We hear the term momentum investing a lot. Most of us don’t really understand it. What we understand is in momentum investing we buy stocks which are in momentum, meaning, stocks that are going up. But, there are different types of momentum. Absolute (Time Series) and Relative (Cross-Sectional) momentum are the two main types. Let us understand these two with two very simple examples.
Imagine you are taking a train ride. Relative momentum is wanting to be in the fastest train. So it compares the train speed with all other trains and tells you the one which is running fastest and you jump on to it. Sometime later you check again. And find out if it’s still the fastest. If some other train becomes faster, you switch to the other train. So in relative momentum, we rank the stocks based on their speed and quality of momentum relative to other stocks and select the top ones. And keep switching by checking periodically.

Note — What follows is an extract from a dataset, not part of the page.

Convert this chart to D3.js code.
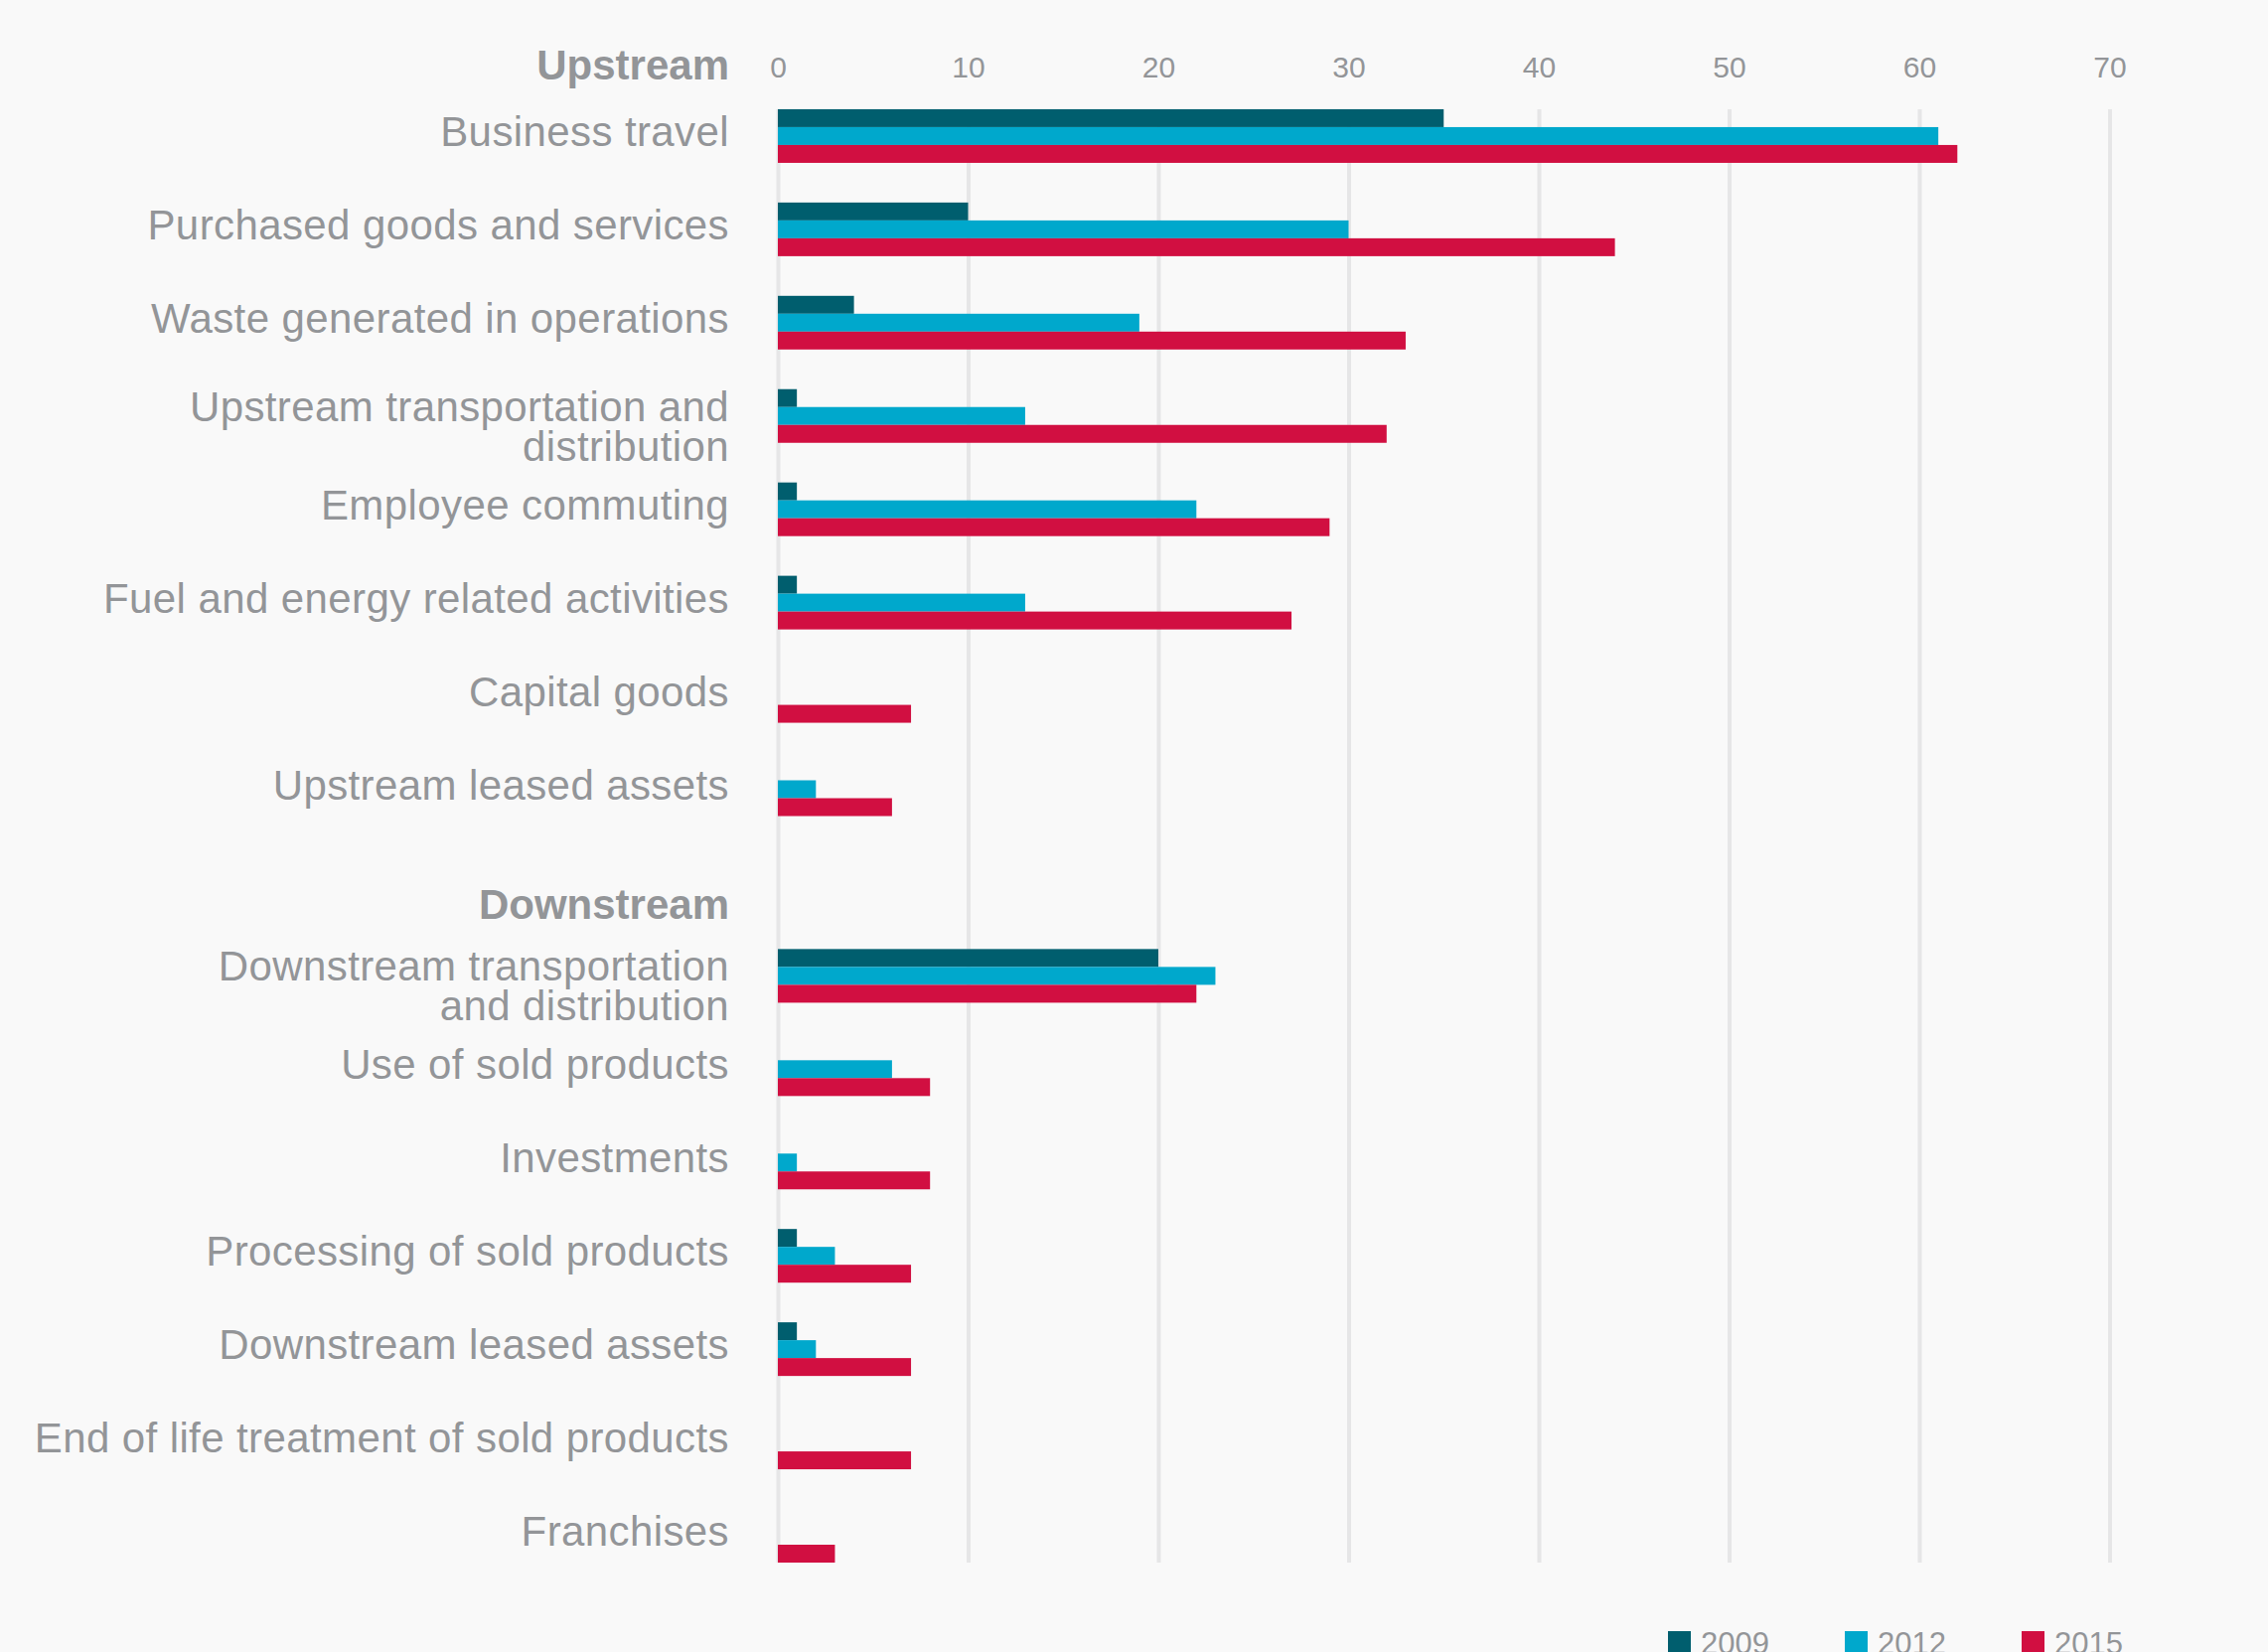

In comparison, absolute momentum just checks if the train is running and running fast. It doesn’t compare with any other train. If the train slows down, we get off. If the train stops we get off. This train may be among the top ones on relative momentum criteria or it may not be. We are okay as long as the train is moving ahead at a decent speed. If we can’t find such trains we wait.
What does it mean in practical terms? The entry and exit points and holding periods differ basically. To take a simple example, in one of our strategies that I use, we will exit a stock even if it is going up but it has become slower than other stocks. Due to this difference in entry and exit and holding period, it is expected to give a diverse set of stocks and the equity curve is expected to behave differently providing us with a diversified combined basket of stocks which has a smoother equity curve.
It may appear the same because in any case, we are buying stocks which have been going up. The first sentence of Leo Tolstoy’s novel Anna Karenina reads, “Happy families are all alike; every unhappy family is unhappy in its own way”. Stocks also behave in a similar manner. They all look similar when they are in their bull phase. But when studied deep, there are a hundred ways of filtering them with different results.